══ RECORDED INFORMATION

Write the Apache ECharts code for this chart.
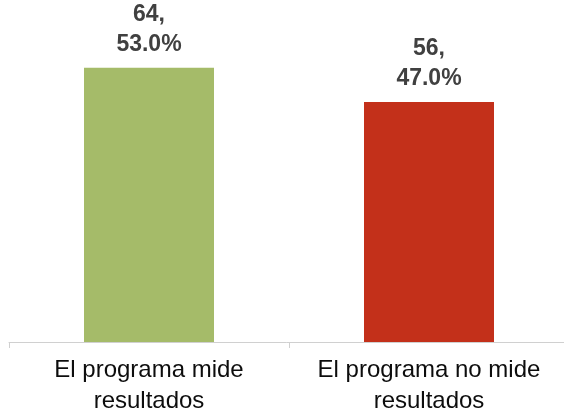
<!DOCTYPE html>
<html><head><meta charset="utf-8">
<script src="https://cdn.jsdelivr.net/npm/echarts@6/dist/echarts.min.js"></script>
<style>html,body{margin:0;padding:0;background:#fff}#c{width:564px;height:411px}</style>
</head><body><div id="c"></div>
<script>
const categories = ["El programa mide\nresultados", "El programa no mide\nresultados"];
const counts = [64, 56];
const percents = ["53.0%", "47.0%"];
const colors = ["#A5BB69", "#C3301A"];

const chart = echarts.init(document.getElementById('c'));
chart.setOption({
  animation: false,
  grid: { left: 9, right: -5, top: 42, bottom: 69, containLabel: false, outerBoundsMode: 'none' },
  xAxis: {
    type: 'category', data: categories,
    axisLine: { lineStyle: { color: '#D0D0D0', width: 1 } },
    axisTick: { show: true, length: 6, lineStyle: { color: '#D0D0D0' } },
    axisLabel: { color: '#0D0D0D', fontSize: 24, lineHeight: 31, margin: 13, fontFamily: 'Liberation Sans, Arial, sans-serif', interval: 0 }
  },
  yAxis: { type: 'value', min: 0, max: 70, show: false, splitLine: { show: false } },
  series: [{
    type: 'bar', barWidth: 130,
    data: counts.map((v, i) => ({ value: v, itemStyle: { color: colors[i] } })),
    label: {
      show: true, position: 'top', distance: 8,
      formatter: p => counts[p.dataIndex] + ',\n' + percents[p.dataIndex],
      color: '#404040', fontSize: 23, fontWeight: 'bold', lineHeight: 30,
      fontFamily: 'Liberation Sans, Arial, sans-serif'
    }
  }]
});
</script></body></html>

════

■ WHAT IS REQUIRED
Quote the data above in full and without alteration; skip the pictures.

■ SOLUTION TO THE PROBLEM
Write the Apache ECharts code for this chart.
<!DOCTYPE html>
<html><head><meta charset="utf-8">
<script src="https://cdn.jsdelivr.net/npm/echarts@6/dist/echarts.min.js"></script>
<style>html,body{margin:0;padding:0;background:#fff}#c{width:564px;height:411px}</style>
</head><body><div id="c"></div>
<script>
const categories = ["El programa mide\nresultados", "El programa no mide\nresultados"];
const counts = [64, 56];
const percents = ["53.0%", "47.0%"];
const colors = ["#A5BB69", "#C3301A"];

const chart = echarts.init(document.getElementById('c'));
chart.setOption({
  animation: false,
  grid: { left: 9, right: -5, top: 42, bottom: 69, containLabel: false, outerBoundsMode: 'none' },
  xAxis: {
    type: 'category', data: categories,
    axisLine: { lineStyle: { color: '#D0D0D0', width: 1 } },
    axisTick: { show: true, length: 6, lineStyle: { color: '#D0D0D0' } },
    axisLabel: { color: '#0D0D0D', fontSize: 24, lineHeight: 31, margin: 13, fontFamily: 'Liberation Sans, Arial, sans-serif', interval: 0 }
  },
  yAxis: { type: 'value', min: 0, max: 70, show: false, splitLine: { show: false } },
  series: [{
    type: 'bar', barWidth: 130,
    data: counts.map((v, i) => ({ value: v, itemStyle: { color: colors[i] } })),
    label: {
      show: true, position: 'top', distance: 8,
      formatter: p => counts[p.dataIndex] + ',\n' + percents[p.dataIndex],
      color: '#404040', fontSize: 23, fontWeight: 'bold', lineHeight: 30,
      fontFamily: 'Liberation Sans, Arial, sans-serif'
    }
  }]
});
</script></body></html>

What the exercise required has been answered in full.